------ Raw data

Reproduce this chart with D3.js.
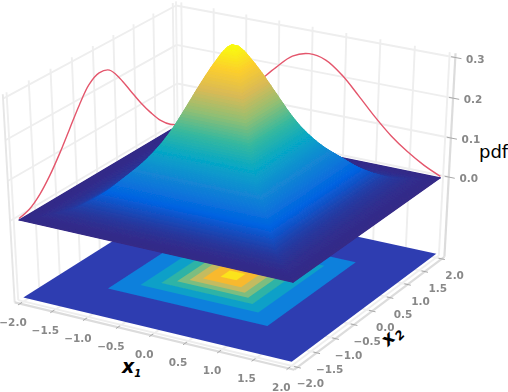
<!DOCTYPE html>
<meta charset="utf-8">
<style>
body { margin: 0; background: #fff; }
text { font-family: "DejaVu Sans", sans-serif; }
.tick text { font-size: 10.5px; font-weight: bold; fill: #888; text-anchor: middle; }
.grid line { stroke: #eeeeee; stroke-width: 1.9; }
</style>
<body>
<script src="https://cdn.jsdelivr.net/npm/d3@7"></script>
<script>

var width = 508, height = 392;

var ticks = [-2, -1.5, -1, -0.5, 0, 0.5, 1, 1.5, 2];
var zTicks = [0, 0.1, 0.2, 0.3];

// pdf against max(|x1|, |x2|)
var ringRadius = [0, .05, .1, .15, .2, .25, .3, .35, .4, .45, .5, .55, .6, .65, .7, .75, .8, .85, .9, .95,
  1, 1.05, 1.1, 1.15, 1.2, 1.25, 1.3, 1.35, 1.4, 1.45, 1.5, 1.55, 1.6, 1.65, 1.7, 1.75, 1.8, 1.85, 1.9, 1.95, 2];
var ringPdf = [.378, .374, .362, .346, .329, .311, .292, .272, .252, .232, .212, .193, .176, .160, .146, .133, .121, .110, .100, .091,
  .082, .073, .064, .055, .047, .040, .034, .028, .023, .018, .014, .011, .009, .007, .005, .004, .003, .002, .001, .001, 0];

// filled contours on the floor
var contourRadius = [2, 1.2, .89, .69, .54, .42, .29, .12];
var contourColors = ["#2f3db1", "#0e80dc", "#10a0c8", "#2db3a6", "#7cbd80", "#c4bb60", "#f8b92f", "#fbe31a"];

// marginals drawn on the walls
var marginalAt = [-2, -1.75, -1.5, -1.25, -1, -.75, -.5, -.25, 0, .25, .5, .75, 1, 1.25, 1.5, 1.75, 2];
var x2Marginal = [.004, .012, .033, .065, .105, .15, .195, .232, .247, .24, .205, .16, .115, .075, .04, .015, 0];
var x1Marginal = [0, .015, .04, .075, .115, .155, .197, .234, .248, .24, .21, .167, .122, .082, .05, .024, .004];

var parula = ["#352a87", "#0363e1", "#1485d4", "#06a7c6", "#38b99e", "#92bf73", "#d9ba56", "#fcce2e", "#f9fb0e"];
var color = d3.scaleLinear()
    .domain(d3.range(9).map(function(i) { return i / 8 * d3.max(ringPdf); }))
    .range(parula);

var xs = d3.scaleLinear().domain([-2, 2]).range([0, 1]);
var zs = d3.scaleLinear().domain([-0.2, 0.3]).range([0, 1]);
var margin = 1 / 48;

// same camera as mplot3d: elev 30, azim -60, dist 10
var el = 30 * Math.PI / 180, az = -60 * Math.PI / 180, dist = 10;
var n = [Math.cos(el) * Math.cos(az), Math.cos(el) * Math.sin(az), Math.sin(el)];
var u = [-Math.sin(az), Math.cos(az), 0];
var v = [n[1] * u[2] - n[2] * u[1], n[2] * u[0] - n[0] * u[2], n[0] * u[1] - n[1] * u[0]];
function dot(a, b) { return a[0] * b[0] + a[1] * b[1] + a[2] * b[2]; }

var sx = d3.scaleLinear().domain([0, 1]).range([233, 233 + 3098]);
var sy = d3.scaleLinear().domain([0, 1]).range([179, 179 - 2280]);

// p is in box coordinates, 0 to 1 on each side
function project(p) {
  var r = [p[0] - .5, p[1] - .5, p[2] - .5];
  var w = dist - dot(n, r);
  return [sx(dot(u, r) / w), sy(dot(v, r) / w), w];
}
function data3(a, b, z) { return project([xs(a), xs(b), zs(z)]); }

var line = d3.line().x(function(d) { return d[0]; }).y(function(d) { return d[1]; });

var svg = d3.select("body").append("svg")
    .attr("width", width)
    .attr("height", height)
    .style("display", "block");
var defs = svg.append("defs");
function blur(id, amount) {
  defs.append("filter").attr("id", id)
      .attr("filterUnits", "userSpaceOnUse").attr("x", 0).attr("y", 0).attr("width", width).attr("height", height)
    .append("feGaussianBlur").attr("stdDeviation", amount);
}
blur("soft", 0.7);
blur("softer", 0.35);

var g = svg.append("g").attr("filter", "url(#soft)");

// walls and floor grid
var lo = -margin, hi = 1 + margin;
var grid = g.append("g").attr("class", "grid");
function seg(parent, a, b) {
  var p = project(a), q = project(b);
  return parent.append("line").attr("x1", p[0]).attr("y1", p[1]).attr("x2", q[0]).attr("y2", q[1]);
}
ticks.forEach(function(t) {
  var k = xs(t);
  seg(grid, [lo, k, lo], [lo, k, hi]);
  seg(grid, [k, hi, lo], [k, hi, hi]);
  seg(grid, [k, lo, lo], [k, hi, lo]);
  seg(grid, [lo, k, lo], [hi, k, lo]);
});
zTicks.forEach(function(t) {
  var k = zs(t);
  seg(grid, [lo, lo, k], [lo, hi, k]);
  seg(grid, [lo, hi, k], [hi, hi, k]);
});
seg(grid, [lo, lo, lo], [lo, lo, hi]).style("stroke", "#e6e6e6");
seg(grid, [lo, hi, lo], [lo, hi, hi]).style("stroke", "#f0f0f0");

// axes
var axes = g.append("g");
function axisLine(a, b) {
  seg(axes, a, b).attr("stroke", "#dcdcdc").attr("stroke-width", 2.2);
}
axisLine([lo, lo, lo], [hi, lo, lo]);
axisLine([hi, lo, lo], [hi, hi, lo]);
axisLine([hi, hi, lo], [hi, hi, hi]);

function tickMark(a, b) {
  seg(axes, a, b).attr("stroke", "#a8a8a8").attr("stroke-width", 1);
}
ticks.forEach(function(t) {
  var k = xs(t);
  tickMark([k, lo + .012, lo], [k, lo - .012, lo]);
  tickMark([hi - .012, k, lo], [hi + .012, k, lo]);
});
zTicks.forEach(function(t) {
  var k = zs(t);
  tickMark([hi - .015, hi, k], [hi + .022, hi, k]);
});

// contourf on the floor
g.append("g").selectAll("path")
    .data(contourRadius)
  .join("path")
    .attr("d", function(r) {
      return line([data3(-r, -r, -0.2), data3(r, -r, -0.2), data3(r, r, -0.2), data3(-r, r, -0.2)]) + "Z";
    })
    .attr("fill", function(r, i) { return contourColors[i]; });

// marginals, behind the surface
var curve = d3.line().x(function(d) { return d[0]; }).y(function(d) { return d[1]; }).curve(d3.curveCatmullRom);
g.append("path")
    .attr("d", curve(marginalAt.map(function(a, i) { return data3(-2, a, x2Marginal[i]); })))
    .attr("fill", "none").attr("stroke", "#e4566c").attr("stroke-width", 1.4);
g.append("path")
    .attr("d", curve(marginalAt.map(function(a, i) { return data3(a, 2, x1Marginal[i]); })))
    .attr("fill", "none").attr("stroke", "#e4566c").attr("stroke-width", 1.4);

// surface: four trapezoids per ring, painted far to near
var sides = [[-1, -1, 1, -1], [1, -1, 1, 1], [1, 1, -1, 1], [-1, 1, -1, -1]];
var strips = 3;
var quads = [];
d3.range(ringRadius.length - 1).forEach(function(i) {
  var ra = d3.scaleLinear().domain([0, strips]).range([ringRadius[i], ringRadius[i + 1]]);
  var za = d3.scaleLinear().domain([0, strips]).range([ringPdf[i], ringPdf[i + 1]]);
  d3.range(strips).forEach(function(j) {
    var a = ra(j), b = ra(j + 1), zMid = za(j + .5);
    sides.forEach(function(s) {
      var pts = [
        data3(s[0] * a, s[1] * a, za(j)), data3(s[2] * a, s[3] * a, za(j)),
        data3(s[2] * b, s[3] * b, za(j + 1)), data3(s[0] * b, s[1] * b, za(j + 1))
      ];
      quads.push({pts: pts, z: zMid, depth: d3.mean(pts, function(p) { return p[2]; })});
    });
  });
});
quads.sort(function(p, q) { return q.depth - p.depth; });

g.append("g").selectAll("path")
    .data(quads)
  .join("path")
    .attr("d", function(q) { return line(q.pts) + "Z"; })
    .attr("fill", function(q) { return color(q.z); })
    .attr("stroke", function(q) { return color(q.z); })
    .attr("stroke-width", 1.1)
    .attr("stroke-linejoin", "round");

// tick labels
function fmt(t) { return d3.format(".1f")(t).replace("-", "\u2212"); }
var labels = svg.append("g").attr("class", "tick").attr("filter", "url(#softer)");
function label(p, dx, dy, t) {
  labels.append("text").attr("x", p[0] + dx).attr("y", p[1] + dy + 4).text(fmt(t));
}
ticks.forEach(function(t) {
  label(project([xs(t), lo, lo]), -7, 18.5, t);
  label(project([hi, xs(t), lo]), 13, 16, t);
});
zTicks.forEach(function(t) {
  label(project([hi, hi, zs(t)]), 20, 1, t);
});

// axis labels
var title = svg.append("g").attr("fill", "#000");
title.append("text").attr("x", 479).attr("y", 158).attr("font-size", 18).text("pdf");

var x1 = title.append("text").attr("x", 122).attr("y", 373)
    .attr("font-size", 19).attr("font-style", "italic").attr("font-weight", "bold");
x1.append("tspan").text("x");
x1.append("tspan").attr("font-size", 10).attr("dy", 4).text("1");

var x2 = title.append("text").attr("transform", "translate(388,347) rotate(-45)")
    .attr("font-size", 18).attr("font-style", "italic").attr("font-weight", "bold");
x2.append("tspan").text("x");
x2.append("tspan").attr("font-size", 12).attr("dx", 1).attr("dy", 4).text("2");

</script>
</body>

------------

# Task
From the top of the listing above, repeat each line exactly until you reach the line containing "var zTicks = [0, 0.1, 0.2, 0.3];", and repeat that one too. Leave the pictures out.

# Output for this task
Reproduce this chart with D3.js.
<!DOCTYPE html>
<meta charset="utf-8">
<style>
body { margin: 0; background: #fff; }
text { font-family: "DejaVu Sans", sans-serif; }
.tick text { font-size: 10.5px; font-weight: bold; fill: #888; text-anchor: middle; }
.grid line { stroke: #eeeeee; stroke-width: 1.9; }
</style>
<body>
<script src="https://cdn.jsdelivr.net/npm/d3@7"></script>
<script>

var width = 508, height = 392;

var ticks = [-2, -1.5, -1, -0.5, 0, 0.5, 1, 1.5, 2];
var zTicks = [0, 0.1, 0.2, 0.3];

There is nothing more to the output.